Are there any questions?

I recently presented my work at the American Chemical Society (ACS) National Meeting in Orlando. It was a great conference and I’d definitely recommend it to anyone in this field. I caught up with my lab mates from my undergraduate university, connected with graduate students and post-docs working in similar areas of research, received career advice from industry personnel, and listened to thought-provoking talks by distinguished academics. One of my favorite parts of the conference was a gender inclusivity workshop focused on making the conference more accessible to women and providing support for women who are looking to enter leadership roles; it had a nearly 50/50 gender balance, which is something I have never seen in a session of that nature! 


I presented my research in a talk in the first session on the first day of the conference. Our session was focused on looking ahead to the next five years in biotechnology. I’ve encountered a few road blocks in my project lately and I was really excited to explain the challenges I was facing and brainstorm solutions with more experienced scientists.

I got a little bit nervous just before I gave my talk. The speaker before me had run over by a few minutes. We had planned to switch microphones at the end of the questions portion of his talk, but we skipped questions and went straight into my talk. I tend to rely heavily on planning and structure, so I felt a little disoriented. I delivered my talk calmly and confidently, though not quite as energetically as I intended. I thanked the audience and the chair of the session stood up and said, “Are there any questions?”

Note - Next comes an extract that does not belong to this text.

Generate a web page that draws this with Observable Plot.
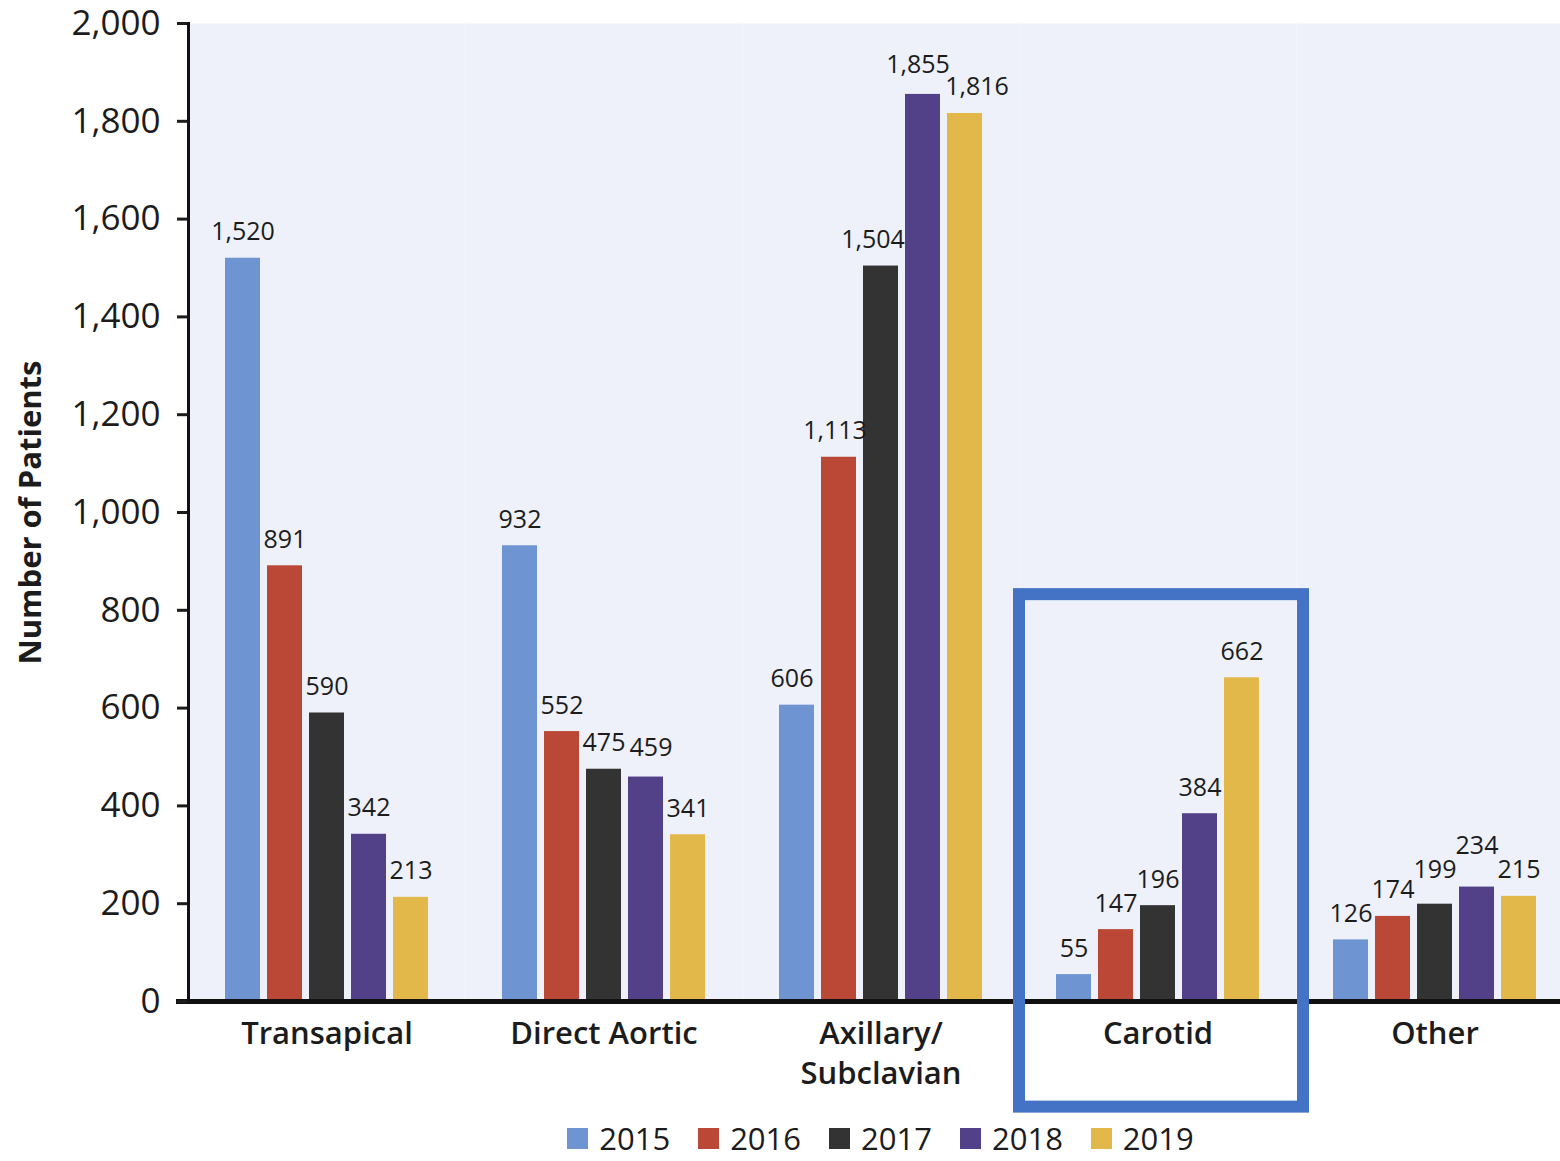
<!DOCTYPE html>
<html>
<head>
<meta charset="utf-8">
<script src="https://cdn.jsdelivr.net/npm/d3@7"></script>
<script src="https://cdn.jsdelivr.net/npm/@observablehq/plot@0.6"></script>
<style>
  html, body { margin: 0; padding: 0; background: #fff; overflow: hidden; }
  #wrap { width: 1560px; height: 1161px; position: relative; font-family: "Open Sans", sans-serif; color: #1c1c1c; }
  #legend { width: 1387px; margin-left: 187px; height: 34px; display: flex; justify-content: center; align-items: center; font-size: 31px; line-height: 0.9; margin-top: 11px; }
  #legend .item { display: flex; align-items: center; margin: 0 14px; }
  #legend .sw { width: 21px; height: 21px; margin-right: 11px; }
</style>
</head>
<body>
<div id="wrap"></div>
<script>
const groups = ["Transapical", "Direct Aortic", "Axillary/Subclavian", "Carotid", "Other"];
const years = ["2015", "2016", "2017", "2018", "2019"];
const v2015 = [1520, 932, 606, 55, 126];
const v2016 = [891, 552, 1113, 147, 174];
const v2017 = [590, 475, 1504, 196, 199];
const v2018 = [342, 459, 1855, 384, 234];
const v2019 = [213, 341, 1816, 662, 215];
const yTicks = [0, 200, 400, 600, 800, 1000, 1200, 1400, 1600, 1800, 2000];
const yLabel = "Number of Patients";
const highlightGroup = "Carotid";

const colors = ["#6f94d2", "#bb4736", "#333333", "#524189", "#e2b84b"];

const series = [v2015, v2016, v2017, v2018, v2019];
const rows = [];
groups.forEach((g, gi) => years.forEach((y, yi) => rows.push({group: g, year: y, value: series[yi][gi]})));

// label nudges (placement only)
const nudge = {
  "Direct Aortic|2018": [5, -3],
  "Axillary/Subclavian|2015": [-5, 0],
  "Axillary/Subclavian|2016": [-4, 0],
  "Axillary/Subclavian|2017": [-8, 0],
  "Axillary/Subclavian|2018": [-5, -3],
  "Axillary/Subclavian|2019": [12, 0],
  "Other|2017": [0, -8],
  "Other|2018": [0, -15]
};
const keyOf = d => d.group + "|" + d.year;
const nudgeGroups = d3.groups(rows, d => (nudge[keyOf(d)] || [0, 0]).join(","));
const fmt = d3.format(",");

const labelMarks = nudgeGroups.map(([k, data]) => {
  const [dx, dy] = k.split(",").map(Number);
  return Plot.text(data, {
    fx: "group", x: "year", y: "value", text: d => fmt(d.value),
    lineAnchor: "bottom", dx, dy: dy - 18, fontSize: 25
  });
});

const plot = Plot.plot({
  width: 1560,
  height: 1111,
  marginTop: 23,
  marginBottom: 110,
  marginLeft: 187,
  marginRight: 0,
  style: {fontFamily: "'Open Sans', sans-serif", color: "#1c1c1c", background: "transparent", overflow: "visible"},
  fx: {domain: groups, range: [187, 1574], padding: 0},
  x: {domain: years, paddingInner: 0.1765, paddingOuter: 0.852, axis: null},
  y: {domain: [0, 2000]},
  color: {domain: years, range: colors},
  marks: [
    Plot.frame({fill: "#eef1f9", stroke: "none"}),
    Plot.barY(rows, {fx: "group", x: "year", y: "value", fill: "year"}),
    Plot.ruleY([0], {stroke: "#111", strokeWidth: 5, insetLeft: -12}),
    ...labelMarks,
    Plot.axisY({ticks: yTicks, tickFormat: fmt, tickSize: 11, tickPadding: 17, strokeWidth: 3, fontSize: 35, label: null, anchor: "left"}),
    Plot.axisY({ticks: [1000], tickFormat: () => "", tickSize: 0, label: yLabel, labelAnchor: "center", labelOffset: 170, labelArrow: "none", fontSize: 31, fontWeight: 700, anchor: "left"}),
    Plot.frame({anchor: "left", fx: groups[0], stroke: "#111", strokeWidth: 3}),
    Plot.axisFx({anchor: "bottom", tickSize: 0, tickPadding: 14, fontSize: 31, fontWeight: 600, lineHeight: 1.3, label: null, tickFormat: d => d.replace("/", "/\n")}),
    Plot.rect([{group: highlightGroup}], {fx: "group", y1: -216, y2: 832, fill: "none", stroke: "#4472c4", strokeWidth: 12, insetRight: -7})
  ]
});

const wrap = document.getElementById("wrap");
wrap.appendChild(plot);

const legend = document.createElement("div");
legend.id = "legend";
years.forEach((y, i) => {
  const item = document.createElement("div");
  item.className = "item";
  const sw = document.createElement("span");
  sw.className = "sw";
  sw.style.background = colors[i];
  const t = document.createElement("span");
  t.textContent = y;
  item.appendChild(sw);
  item.appendChild(t);
  legend.appendChild(item);
});
wrap.appendChild(legend);
</script>
</body>
</html>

I realized that my talk, while very thorough, had been a bit too technical for this audience. Because the session far so forward-focused, the speakers discussed a wide variety of topics from cost modelling to novel chromatography methods to data collection and interpretation. It was a very thought-provoking session, and while there were many experts in the room, only a few of them were experts in anything related to my work. 

I stood there in silence for several seconds and waited for someone – anyone – to ask me a question. Finally, an audience member raised their hand and asked for clarification on something I had mentioned in one of my slides. Another audience member asked me if I had considered altering the sequence of my protein of interest. They were both fair questions and I did my best to consider what they had said and answer appropriately. I really struggle with the questions portion of presentations because I tend to get a bit defensive. When an audience member suggests that I change something about my project – especially something I’ve already thought to try or have tried, but didn’t include in my presentation because it was unsuccessful –  I get frustrated because I feel like I’m repeating the same fruitless attempt again. I have to remind myself that they are trying to help me and that I need to keep an open mind and consider what they are saying.

As I made my way back to my seat, a professor from my university told me: “Good talk.” It didn’t seem very good to me. I was disappointed with my talk; presentations should be thought provoking and stimulate discussion. Mine barely had any questions. 

When we broke for lunch, I had two researchers approach me. They both complimented me on my talk. They said that they thought my research was interesting, but that they couldn’t wrap their heads around the problems I was experiencing. “It just doesn’t make sense!” one of them told me. As the conference continued, I met more people who had been in the audience during my talk. Most of them told me the same thing: my work was intriguing, I had explained it well, and they had no idea how to help me solve the problems I was having. 

I took me a few days to fully understand that my talk had gone as well as it could have gone. I’m having a very difficult problem and even some of the leaders in my field don’t have any idea of how to solve it. That means I’m doing really important work (or that I’m on a fool’s errand, we may never really know for certain). This presentation made me re-evaluate the fundamental questions I’m trying to answer during my PhD and renewed my enthusiasm for my research. That’s what conferences are all about, right? 

Even though, my presentation did not go at all the way that I had planned, I’m really glad it didn’t – I’ve learned so much more through this experience!